**What is being asked:** Copy the lines below as they are; omit the images they contain.

BEGIN Stored data

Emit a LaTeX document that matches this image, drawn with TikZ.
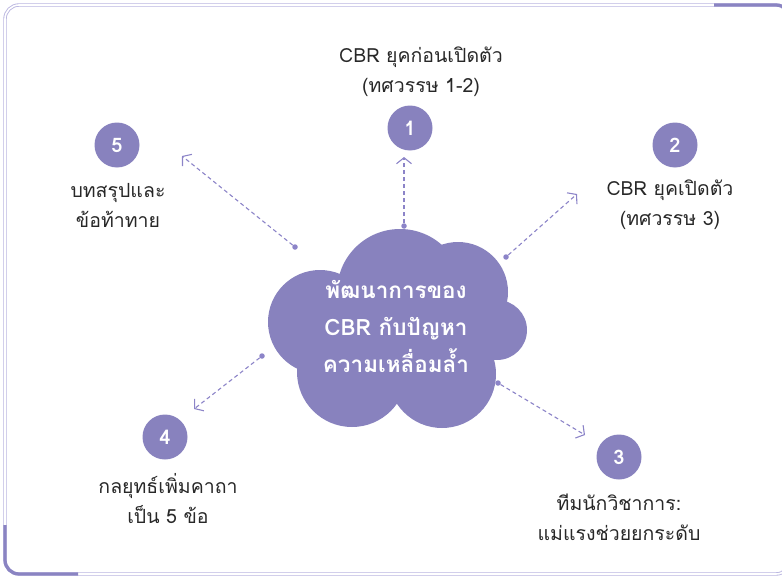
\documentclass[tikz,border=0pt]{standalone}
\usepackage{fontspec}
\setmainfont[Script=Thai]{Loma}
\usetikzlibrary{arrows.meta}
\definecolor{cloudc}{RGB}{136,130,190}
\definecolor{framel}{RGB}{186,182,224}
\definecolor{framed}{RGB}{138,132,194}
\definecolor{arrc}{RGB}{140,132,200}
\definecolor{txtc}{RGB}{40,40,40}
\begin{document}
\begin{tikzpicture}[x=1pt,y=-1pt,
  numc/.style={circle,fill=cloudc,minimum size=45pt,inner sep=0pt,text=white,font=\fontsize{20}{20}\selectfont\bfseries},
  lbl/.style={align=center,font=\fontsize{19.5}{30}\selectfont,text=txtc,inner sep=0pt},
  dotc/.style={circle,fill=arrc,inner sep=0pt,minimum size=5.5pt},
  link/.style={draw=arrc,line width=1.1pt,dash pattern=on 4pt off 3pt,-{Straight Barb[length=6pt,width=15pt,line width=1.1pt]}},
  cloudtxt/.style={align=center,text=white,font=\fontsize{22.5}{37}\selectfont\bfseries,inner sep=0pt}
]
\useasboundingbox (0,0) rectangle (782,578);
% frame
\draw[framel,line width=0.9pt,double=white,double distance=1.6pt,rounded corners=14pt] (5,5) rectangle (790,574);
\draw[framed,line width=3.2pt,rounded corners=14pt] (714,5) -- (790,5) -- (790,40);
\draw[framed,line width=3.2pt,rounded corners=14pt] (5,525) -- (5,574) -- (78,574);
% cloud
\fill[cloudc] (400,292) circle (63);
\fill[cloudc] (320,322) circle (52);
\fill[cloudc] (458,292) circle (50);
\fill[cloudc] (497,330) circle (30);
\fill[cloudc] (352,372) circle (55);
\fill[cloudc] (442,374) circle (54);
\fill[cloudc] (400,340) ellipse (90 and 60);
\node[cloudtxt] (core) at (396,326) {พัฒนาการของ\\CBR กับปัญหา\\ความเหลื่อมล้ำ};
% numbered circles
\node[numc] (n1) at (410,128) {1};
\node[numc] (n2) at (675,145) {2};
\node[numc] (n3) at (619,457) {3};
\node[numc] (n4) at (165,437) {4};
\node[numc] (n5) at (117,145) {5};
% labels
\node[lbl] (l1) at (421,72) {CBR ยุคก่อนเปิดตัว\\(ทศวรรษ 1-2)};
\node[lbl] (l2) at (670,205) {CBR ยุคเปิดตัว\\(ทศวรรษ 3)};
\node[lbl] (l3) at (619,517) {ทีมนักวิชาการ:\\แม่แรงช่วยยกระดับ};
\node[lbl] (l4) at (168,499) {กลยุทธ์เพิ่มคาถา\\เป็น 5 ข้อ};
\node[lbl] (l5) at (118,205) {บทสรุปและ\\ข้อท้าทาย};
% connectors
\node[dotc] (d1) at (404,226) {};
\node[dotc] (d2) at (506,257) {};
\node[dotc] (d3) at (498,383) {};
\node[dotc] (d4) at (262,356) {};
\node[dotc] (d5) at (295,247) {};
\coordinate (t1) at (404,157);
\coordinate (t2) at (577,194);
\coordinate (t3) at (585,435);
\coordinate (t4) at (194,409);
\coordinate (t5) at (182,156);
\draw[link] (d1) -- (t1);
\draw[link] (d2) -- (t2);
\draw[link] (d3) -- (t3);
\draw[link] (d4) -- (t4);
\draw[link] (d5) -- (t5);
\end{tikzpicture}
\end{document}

END Stored data

**Finished exercise:**
Emit a LaTeX document that matches this image, drawn with TikZ.
\documentclass[tikz,border=0pt]{standalone}
\usepackage{fontspec}
\setmainfont[Script=Thai]{Loma}
\usetikzlibrary{arrows.meta}
\definecolor{cloudc}{RGB}{136,130,190}
\definecolor{framel}{RGB}{186,182,224}
\definecolor{framed}{RGB}{138,132,194}
\definecolor{arrc}{RGB}{140,132,200}
\definecolor{txtc}{RGB}{40,40,40}
\begin{document}
\begin{tikzpicture}[x=1pt,y=-1pt,
  numc/.style={circle,fill=cloudc,minimum size=45pt,inner sep=0pt,text=white,font=\fontsize{20}{20}\selectfont\bfseries},
  lbl/.style={align=center,font=\fontsize{19.5}{30}\selectfont,text=txtc,inner sep=0pt},
  dotc/.style={circle,fill=arrc,inner sep=0pt,minimum size=5.5pt},
  link/.style={draw=arrc,line width=1.1pt,dash pattern=on 4pt off 3pt,-{Straight Barb[length=6pt,width=15pt,line width=1.1pt]}},
  cloudtxt/.style={align=center,text=white,font=\fontsize{22.5}{37}\selectfont\bfseries,inner sep=0pt}
]
\useasboundingbox (0,0) rectangle (782,578);
% frame
\draw[framel,line width=0.9pt,double=white,double distance=1.6pt,rounded corners=14pt] (5,5) rectangle (790,574);
\draw[framed,line width=3.2pt,rounded corners=14pt] (714,5) -- (790,5) -- (790,40);
\draw[framed,line width=3.2pt,rounded corners=14pt] (5,525) -- (5,574) -- (78,574);
% cloud
\fill[cloudc] (400,292) circle (63);
\fill[cloudc] (320,322) circle (52);
\fill[cloudc] (458,292) circle (50);
\fill[cloudc] (497,330) circle (30);
\fill[cloudc] (352,372) circle (55);
\fill[cloudc] (442,374) circle (54);
\fill[cloudc] (400,340) ellipse (90 and 60);
\node[cloudtxt] (core) at (396,326) {พัฒนาการของ\\CBR กับปัญหา\\ความเหลื่อมล้ำ};
% numbered circles
\node[numc] (n1) at (410,128) {1};
\node[numc] (n2) at (675,145) {2};
\node[numc] (n3) at (619,457) {3};
\node[numc] (n4) at (165,437) {4};
\node[numc] (n5) at (117,145) {5};
% labels
\node[lbl] (l1) at (421,72) {CBR ยุคก่อนเปิดตัว\\(ทศวรรษ 1-2)};
\node[lbl] (l2) at (670,205) {CBR ยุคเปิดตัว\\(ทศวรรษ 3)};
\node[lbl] (l3) at (619,517) {ทีมนักวิชาการ:\\แม่แรงช่วยยกระดับ};
\node[lbl] (l4) at (168,499) {กลยุทธ์เพิ่มคาถา\\เป็น 5 ข้อ};
\node[lbl] (l5) at (118,205) {บทสรุปและ\\ข้อท้าทาย};
% connectors
\node[dotc] (d1) at (404,226) {};
\node[dotc] (d2) at (506,257) {};
\node[dotc] (d3) at (498,383) {};
\node[dotc] (d4) at (262,356) {};
\node[dotc] (d5) at (295,247) {};
\coordinate (t1) at (404,157);
\coordinate (t2) at (577,194);
\coordinate (t3) at (585,435);
\coordinate (t4) at (194,409);
\coordinate (t5) at (182,156);
\draw[link] (d1) -- (t1);
\draw[link] (d2) -- (t2);
\draw[link] (d3) -- (t3);
\draw[link] (d4) -- (t4);
\draw[link] (d5) -- (t5);
\end{tikzpicture}
\end{document}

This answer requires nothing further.